October 14, 2008

Minimalist Ontology and Familiar Object Talk

I have just finished reading Mark Johnston's 1992 paper, "Constitution is Not Identity," reprinted in Michael Rea's Material Constitution: A Reader. After arguing against a variety of theories of material constitution, Johnston claims that, with regard to our talk about familiar objects, "the distinction it embodies is acceptable as it stands and what is bogus is the conception of justifying our practice which requires that, for the distinction to be justified, the difference between an F and its constituting matter must be a deep metaphysical difference secured by an extra ingredient of the F." (Rea, p. 58) Johnston calls the person who holds this view 'the Minimalist' and describes such a thinker (presumably himself?) as follows: "here, as elsewhere, he aims for ontology without metaphysics, which is to say general talk about reality without the postulation of extra ingredients which it is the peculiar privilege of philosophy to discover."(ibid.)

This struck me as a rather odd conclusion to this paper, because Johnston spends quite a lot of time arguing that counterpart theory, for instance, doesn't give the correct account of 'survival,' and he argues against other theories in the same fashion.
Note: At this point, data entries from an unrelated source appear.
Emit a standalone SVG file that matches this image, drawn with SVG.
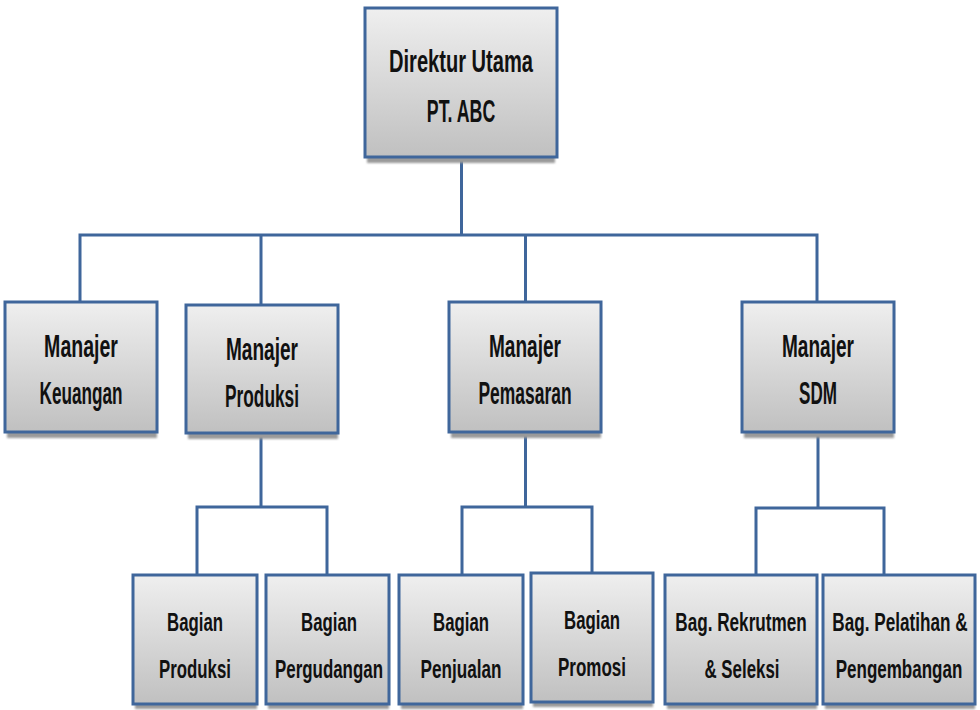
<svg xmlns="http://www.w3.org/2000/svg" width="980" height="710" viewBox="0 0 980 710">
<defs>
<linearGradient id="fillGrad" x1="0" y1="0" x2="0" y2="1">
<stop offset="0" stop-color="#efefef"/>
<stop offset="1" stop-color="#c0c0c0"/>
</linearGradient>
<filter id="blur" x="-10%" y="-10%" width="120%" height="130%">
<feGaussianBlur stdDeviation="1.2"/>
</filter>
</defs>
<style>
.box{fill:url(#fillGrad);stroke:#3f669b;stroke-width:3}
.shadow{fill:#9a9a9a;filter:url(#blur)}
.conn{fill:none;stroke:#3f669b;stroke-width:3;stroke-linejoin:miter;stroke-linecap:square}
.t{font-family:"Liberation Sans",Arial,sans-serif;font-weight:bold;font-size:31px;fill:#111;text-anchor:middle}
.s{font-size:26px}
</style>
<rect width="980" height="710" fill="#ffffff"/>

<g id="connectors">
<path class="conn" d="M461.5 157 V235 M80 235 H817 M80 235 V302 M261 235 V305 M525.5 235 V302 M817 235 V302"/>
<path class="conn" d="M261 433 V507 M197 507 H327 M197 507 V575 M327 507 V575"/>
<path class="conn" d="M525.5 432 V507 M462 507 H592 M462 507 V575 M592 507 V573"/>
<path class="conn" d="M818 432 V508 M756 508 H884 M756 508 V575 M884 508 V575"/>
</g>

<g id="direktur">
<rect class="shadow" x="367" y="14" width="188" height="149"/>
<rect class="box" x="365" y="8" width="192" height="149"/>
<text class="t" transform="translate(461,72) scale(0.648,1)">Direktur Utama</text>
<text class="t" transform="translate(461,122) scale(0.573,1)">PT. ABC</text>
</g>

<g id="keuangan">
<rect class="shadow" x="7" y="308" width="150" height="130"/>
<rect class="box" x="5" y="302" width="152" height="130"/>
<text class="t" transform="translate(81,357) scale(0.63,1)">Manajer</text>
<text class="t" transform="translate(81,404) scale(0.554,1)">Keuangan</text>
</g>

<g id="produksi">
<rect class="shadow" x="188" y="311" width="150" height="128"/>
<rect class="box" x="186" y="305" width="152" height="128"/>
<text class="t" transform="translate(262,360) scale(0.615,1)">Manajer</text>
<text class="t" transform="translate(262,407) scale(0.558,1)">Produksi</text>
</g>

<g id="pemasaran">
<rect class="shadow" x="451" y="308" width="150" height="130"/>
<rect class="box" x="449" y="302" width="152" height="130"/>
<text class="t" transform="translate(525,357) scale(0.615,1)">Manajer</text>
<text class="t" transform="translate(525,404) scale(0.563,1)">Pemasaran</text>
</g>

<g id="sdm">
<rect class="shadow" x="744" y="308" width="150" height="130"/>
<rect class="box" x="742" y="302" width="152" height="130"/>
<text class="t" transform="translate(818,357) scale(0.615,1)">Manajer</text>
<text class="t" transform="translate(818,404) scale(0.551,1)">SDM</text>
</g>

<g id="bagian-produksi">
<rect class="shadow" x="135" y="581" width="122" height="128"/>
<rect class="box" x="133" y="575" width="124" height="129"/>
<text class="t s" transform="translate(195,631) scale(0.646,1)">Bagian</text>
<text class="t s" transform="translate(195,678) scale(0.647,1)">Produksi</text>
</g>

<g id="bagian-pergudangan">
<rect class="shadow" x="268" y="581" width="121" height="128"/>
<rect class="box" x="266" y="575" width="123" height="129"/>
<text class="t s" transform="translate(329,631) scale(0.646,1)">Bagian</text>
<text class="t s" transform="translate(329,678) scale(0.65,1)">Pergudangan</text>
</g>

<g id="bagian-penjualan">
<rect class="shadow" x="401" y="581" width="122" height="128"/>
<rect class="box" x="399" y="575" width="124" height="129"/>
<text class="t s" transform="translate(461,631) scale(0.646,1)">Bagian</text>
<text class="t s" transform="translate(461,678) scale(0.66,1)">Penjualan</text>
</g>

<g id="bagian-promosi">
<rect class="shadow" x="533" y="579" width="120" height="128"/>
<rect class="box" x="531" y="573" width="122" height="129"/>
<text class="t s" transform="translate(592,629) scale(0.646,1)">Bagian</text>
<text class="t s" transform="translate(592,676) scale(0.654,1)">Promosi</text>
</g>

<g id="bag-rekrutmen">
<rect class="shadow" x="667" y="581" width="150" height="128"/>
<rect class="box" x="665" y="575" width="152" height="129"/>
<text class="t s" transform="translate(741,631) scale(0.66,1)">Bag. Rekrutmen</text>
<text class="t s" transform="translate(742,678) scale(0.649,1)">&amp; Seleksi</text>
</g>

<g id="bag-pelatihan">
<rect class="shadow" x="825" y="581" width="150" height="128"/>
<rect class="box" x="823" y="575" width="152" height="129"/>
<text class="t s" transform="translate(900,631) scale(0.66,1)">Bag. Pelatihan &amp;</text>
<text class="t s" transform="translate(899,678) scale(0.654,1)">Pengembangan</text>
</g>
</svg>
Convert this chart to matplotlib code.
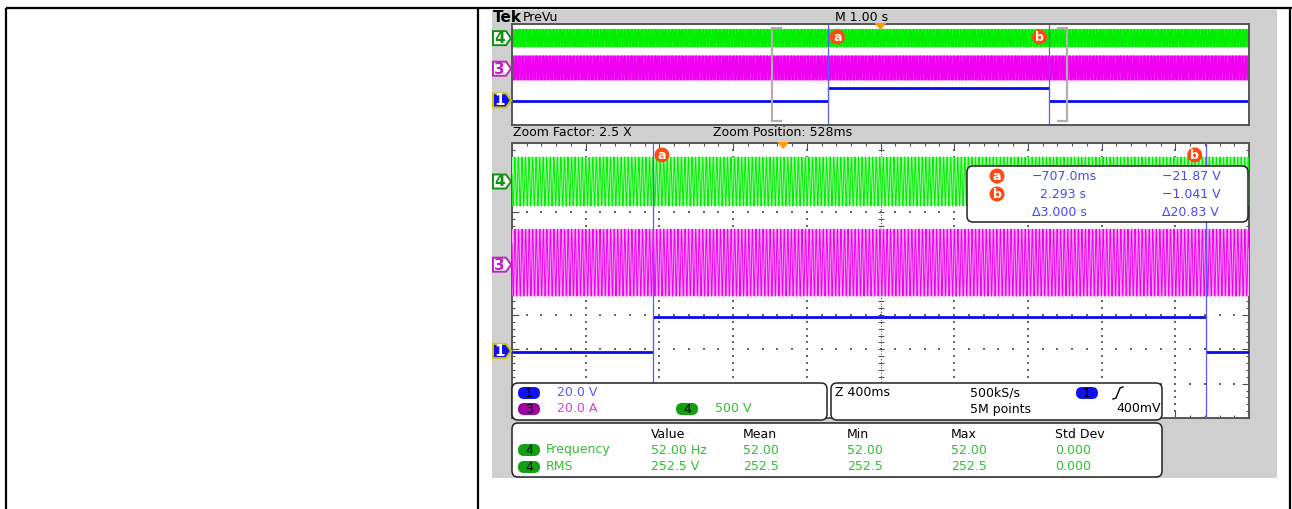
import numpy as np
import matplotlib.pyplot as plt
from matplotlib.patches import FancyBboxPatch, Polygon, Rectangle, Circle

W, H = 1292, 509

# scope settings
prevu_tdiv = 1.0      # s/div (M 1.00 s)
zoom_tdiv = 0.4       # s/div (Z 400ms)
zoom_pos = 0.528      # s
cursor_a = -0.707     # s
cursor_b = 2.293      # s

ch1_scale = 20.0      # V/div
ch3_scale = 20.0      # A/div
ch4_scale = 500.0     # V/div
ch1_offset = -2.05    # div
ch3_offset = 0.46
ch4_offset = 2.88

ch1_low = -0.6        # V
ch1_high = 19.6       # V
ch3_dc = 1.2          # A
ch3_peak = 19.5       # A
ch4_freq = 52.0       # Hz
ch4_rms = 252.5       # V

header_cols = ["Value", "Mean", "Min", "Max", "Std Dev"]
freq_row = ["52.00 Hz", "52.00", "52.00", "52.00", "0.000"]
rms_row = ["252.5 V", "252.5", "252.5", "252.5", "0.000"]
cursor_rows = [("a", "\u2212707.0ms", "\u221221.87 V"),
               ("b", "2.293 s", "\u22121.041 V"),
               ("", "\u03943.000 s", "\u039420.83 V")]

GREEN = "#00ee00"
MAG = "#f000f0"
BLUE = "#0a0af0"
CURS = "#5a5aff"
ORANGE = "#ff4a10"
FONT = "DejaVu Sans"

fig = plt.figure(figsize=(W / 100, H / 100), dpi=100)
fig.patch.set_facecolor("white")


def px_axes(x0, y0, x1, y1, z):
    return fig.add_axes([x0 / W, 1 - y1 / H, (x1 - x0) / W, (y1 - y0) / H], zorder=z)


bg = px_axes(0, 0, W, H, 0)
bg.set_xlim(0, W)
bg.set_ylim(H, 0)
bg.axis("off")

# table borders
for seg in [([6, W], [8, 8]), ([6, 6], [8, H]), ([478, 478], [8, H]), ([1290, 1290], [8, H])]:
    bg.plot(seg[0], seg[1], color="black", lw=1.6, solid_capstyle="butt")

bg.add_patch(Rectangle((492, 10), 1277 - 492, 478 - 10, facecolor="#cfcfcf", edgecolor="none"))
bg.add_patch(Rectangle((512, 24), 1249 - 512, 125 - 24, facecolor="white", edgecolor="none"))
bg.text(493, 17, "Tek", fontsize=11, fontweight="bold", va="center", family=FONT)
bg.text(523, 17, "PreVu", fontsize=9, va="center", family=FONT)
bg.text(835, 17, "M 1.00 s", fontsize=9, va="center", family=FONT)
bg.text(513, 133, "Zoom Factor: 2.5 X", fontsize=9, va="center", family=FONT)
bg.text(713, 133, "Zoom Position: 528ms", fontsize=9, va="center", family=FONT)

# time and trace data
t = np.arange(-5.0, 5.0, 1.0 / (ch4_freq * 40))
v4 = ch4_rms * np.sqrt(2) * np.sin(2 * np.pi * ch4_freq * t)
i3 = ch3_dc + ch3_peak * np.sin(2 * np.pi * ch4_freq * t - 0.3)
y4 = ch4_offset + v4 / ch4_scale
y3 = ch3_offset + i3 / ch3_scale
y1_low = ch1_offset + ch1_low / ch1_scale
y1_high = ch1_offset + ch1_high / ch1_scale


def draw_traces(ax, t0, t1, lw, fill):
    if fill:
        ax.fill_between(t, ch4_offset - ch4_rms * np.sqrt(2) / ch4_scale,
                        ch4_offset + ch4_rms * np.sqrt(2) / ch4_scale,
                        color="#a8f5a8", lw=0)
        ax.fill_between(t, ch3_offset + (ch3_dc - ch3_peak) / ch3_scale,
                        ch3_offset + (ch3_dc + ch3_peak) / ch3_scale,
                        color="#f5a8f5", lw=0)
    ax.plot(t, y4, color=GREEN, lw=lw)
    ax.plot(t, y3, color=MAG, lw=lw)
    ax.hlines([y1_low, y1_high, y1_low], [t0, cursor_a, cursor_b], [cursor_a, cursor_b, t1],
              color=BLUE, lw=2.0)
    ax.vlines([cursor_a, cursor_b], min(y1_low, y1_high), max(y1_low, y1_high), color=BLUE, lw=0.8)
    ax.axvline(cursor_a, color=CURS, lw=0.9)
    ax.axvline(cursor_b, color=CURS, lw=0.9)
    ax.set_xlim(t0, t1)
    ax.set_ylim(-4, 4)
    ax.axis("off")


# PreVu window
pv = px_axes(512, 24, 1249, 125, 2)
pv.patch.set_alpha(0)
draw_traces(pv, -5 * prevu_tdiv, 5 * prevu_tdiv, 0.6, False)
pv.plot([zoom_pos - 5 * zoom_tdiv] * 2, [-3.7, 3.7], color="#b0b0b0", lw=1.6)
pv.plot([zoom_pos + 5 * zoom_tdiv] * 2, [-3.7, 3.7], color="#b0b0b0", lw=1.6)
for xx, d in [(zoom_pos - 5 * zoom_tdiv, 0.12), (zoom_pos + 5 * zoom_tdiv, -0.12)]:
    pv.plot([xx, xx + d], [3.7, 3.7], color="#b0b0b0", lw=1.6)
    pv.plot([xx, xx + d], [-3.7, -3.7], color="#b0b0b0", lw=1.6)
pv_frame = px_axes(512, 24, 1249, 125, 3)
pv_frame.patch.set_alpha(0)
pv_frame.set_xticks([])
pv_frame.set_yticks([])
for s in pv_frame.spines.values():
    s.set_color("#555555")
    s.set_linewidth(1.4)

# main zoom window: graticule
grid = px_axes(512, 143, 1249, 418, 1)
grid.set_facecolor("white")
grid.set_xlim(0, 10)
grid.set_ylim(-4, 4)
gx = [(x, y) for x in range(1, 10) for y in np.arange(-4, 4.01, 0.2) if x != 5]
gy = [(x, y) for y in range(-3, 4) for x in np.arange(0, 10.01, 0.2) if y != 0]
pts = np.array(gx + gy)
grid.scatter(pts[:, 0], pts[:, 1], s=0.7, color="#666666", marker="s", lw=0)
cx = np.arange(0, 10.01, 0.2)
cy = np.arange(-4, 4.01, 0.2)
grid.plot([0, 10], [0, 0], color="#505050", lw=0.8, ls=(0, (1, 1.5)))
grid.plot([5, 5], [-4, 4], color="#505050", lw=0.8, ls=(0, (1, 1.5)))
grid.scatter(cx, np.zeros_like(cx), marker="|", s=14, color="#505050", lw=0.7)
grid.scatter(np.full_like(cy, 5), cy, marker="_", s=14, color="#505050", lw=0.7)
grid.set_xticks(range(11))
grid.set_yticks(range(-4, 5))
grid.set_xticks(cx, minor=True)
grid.set_yticks(cy, minor=True)
grid.tick_params(which="both", direction="in", top=True, right=True, labelbottom=False,
                 labelleft=False, color="#505050", width=0.8)
grid.tick_params(which="major", length=5)
grid.tick_params(which="minor", length=2.5)
for s in grid.spines.values():
    s.set_color("#555555")
    s.set_linewidth(1.4)

main = px_axes(512, 143, 1249, 418, 2)
main.patch.set_alpha(0)
draw_traces(main, zoom_pos - 5 * zoom_tdiv, zoom_pos + 5 * zoom_tdiv, 0.7, True)

# overlay for markers, readouts and boxes
ov = px_axes(0, 0, W, H, 10)
ov.set_xlim(0, W)
ov.set_ylim(H, 0)
ov.axis("off")
ov.patch.set_alpha(0)


def div_to_px(div, top, bottom):
    return top + (4 - div) / 8 * (bottom - top)


def ch_marker(y, label, edge, face, tc):
    ov.add_patch(Polygon([(493, y - 7), (506, y - 7), (511, y), (506, y + 7), (493, y + 7)],
                         closed=True, facecolor=face, edgecolor=edge, lw=1.4))
    ov.text(499.5, y + 0.5, label, color=tc, fontsize=11, fontweight="bold", ha="center",
            va="center", family=FONT)


for top, bottom in [(24, 125), (143, 418)]:
    ch_marker(div_to_px(ch4_offset, top, bottom), "4", "#109010", "white", "#109010")
    ch_marker(div_to_px(ch3_offset, top, bottom), "3", "#c020c0", "white", "#c020c0")
    ch_marker(div_to_px(ch1_offset, top, bottom), "1", "#d0c000", "#1010f0", "white")


def trig_mark(x, y):
    ov.add_patch(Polygon([(x - 6, y - 4), (x + 6, y - 4), (x, y + 3)], closed=True,
                         facecolor="#ff9a00", edgecolor="none"))


def cursor_dot(x, y, lab):
    ov.add_patch(Circle((x, y), 7.5, facecolor=ORANGE, edgecolor="none"))
    ov.text(x, y + 0.5, lab, color="white", fontsize=9, fontweight="bold", ha="center",
            va="center", family=FONT)


def t_to_px(tt, t0, t1):
    return 512 + (tt - t0) / (t1 - t0) * (1249 - 512)


trig_mark(t_to_px(0, -5, 5), 27)
trig_mark(t_to_px(0, zoom_pos - 5 * zoom_tdiv, zoom_pos + 5 * zoom_tdiv), 146)
cursor_dot(t_to_px(cursor_a, -5, 5) + 9, 37, "a")
cursor_dot(t_to_px(cursor_b, -5, 5) - 10, 37, "b")
cursor_dot(t_to_px(cursor_a, zoom_pos - 2, zoom_pos + 2) + 9, 155, "a")
cursor_dot(t_to_px(cursor_b, zoom_pos - 2, zoom_pos + 2) - 11, 155, "b")


def rbox(x0, y0, x1, y1):
    ov.add_patch(FancyBboxPatch((x0, y0), x1 - x0, y1 - y0,
                                boxstyle="round,pad=0,rounding_size=6",
                                facecolor="white", edgecolor="#222222", lw=1.1))


def pill(x, y, lab, face, tc="black"):
    ov.add_patch(FancyBboxPatch((x - 11, y - 6), 22, 12,
                                boxstyle="round,pad=0,rounding_size=6",
                                facecolor=face, edgecolor="none"))
    ov.text(x, y + 0.5, lab, color=tc, fontsize=9, ha="center", va="center", family=FONT)


# cursor readout
rbox(967, 166, 1248, 222)
for k, (lab, tv, vv) in enumerate(cursor_rows):
    y = 176 + 18 * k
    if lab:
        cursor_dot(997, y, lab)
    ov.text(1032 if k != 1 else 1040, y, tv, color="#4848ff", fontsize=9, va="center", family=FONT)
    ov.text(1162, y, vv, color="#4848ff", fontsize=9, va="center", family=FONT)

# channel / timebase boxes
rbox(512, 383, 827, 420)
pill(529, 393, "1", "#1010f0")
ov.text(557, 393, "20.0 V", color="#5a5aff", fontsize=9, va="center", family=FONT)
pill(529, 409, "3", "#a000a0")
ov.text(557, 409, "20.0 A", color="#d840d8", fontsize=9, va="center", family=FONT)
pill(687, 409, "4", "#10a010")
ov.text(715, 409, "500 V", color="#30c030", fontsize=9, va="center", family=FONT)

rbox(831, 383, 1162, 420)
ov.text(835, 393, "Z 400ms", fontsize=9, va="center", family=FONT)
ov.text(970, 393, "500kS/s", fontsize=9, va="center", family=FONT)
ov.text(970, 409, "5M points", fontsize=9, va="center", family=FONT)
pill(1087, 393, "1", "#1010f0")
ov.plot([1113, 1116, 1120, 1123], [399, 398, 388, 387], color="black", lw=1)
ov.text(1161, 409, "400mV", fontsize=9, va="center", ha="right", family=FONT)

# measurements
rbox(512, 423, 1162, 477)
col_x = [651, 743, 847, 951, 1055]
for x, h in zip(col_x, header_cols):
    ov.text(x, 434, h, fontsize=9, va="center", family=FONT)
for y, name, row in [(450, "Frequency", freq_row), (467, "RMS", rms_row)]:
    pill(529, y, "4", "#10a010")
    ov.text(546, y, name, color="#30c030", fontsize=9, va="center", family=FONT)
    for x, v in zip(col_x, row):
        ov.text(x, y, v, color="#30c030", fontsize=9, va="center", family=FONT)

fig.savefig("out.png", dpi=100)
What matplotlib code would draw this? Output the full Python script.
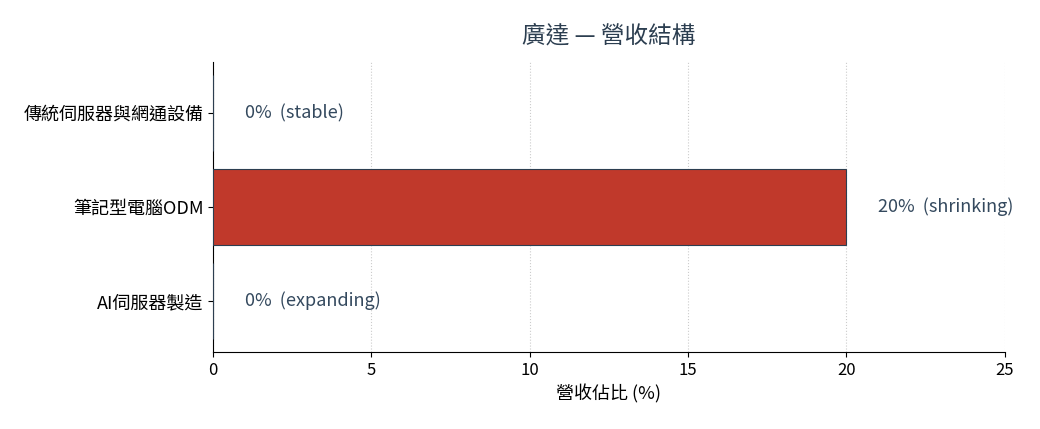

But if the ontology of familiar objects is not metaphysically deep then, strictly speaking, there's nothing there in the first place! We are doing 'folk' ontology, and not metaphysical ontology. Johnston says in his conclusion that he is trying to save us from an eliminativism like Peter Unger's. If this is so, and he considers this goal accomplished even if the resultant account of familiar objects is not metaphysically deep, then what he is really looking for is a reductivist account. Now, it seems to me that the difference between Johnston's Mimimalist and a typical reductivist is that the Minimalist is perfectly happy to go without an account of the reduction.

This means that there is very little problem with the weirdness of counterpart theory or relative identity or anything of this sort. All we need to do is give a coherent semantics to our familiar object talk. The consequences of relative identity are, for instance, far from disastrous, since what we are really saying is 'whether we say something persists in a certain situation depends on the concept under which we are considering it.' This actually seems intuitively true. A similar point applies to David Lewis's idea of multiple counterpart relations, selected by context. So when there is a table (and nothing else) in the corner, we will be able to say that there is one object in the corner and that object is a table, and is a collection of boards, and is a mass of wood, and is a collection of atoms, and then give different answers when asked whether the table, the collection of boards, the mass of wood, or the collection of atoms would persist under such and such circumstances. This seems to me to be what we actually do (when not thinking about metaphysics). The break-down of Leibniz's Law is untroubling: if we're not talking about real metaphysical existence, why should we be talking about real metaphysical identity? It's just a way of speaking.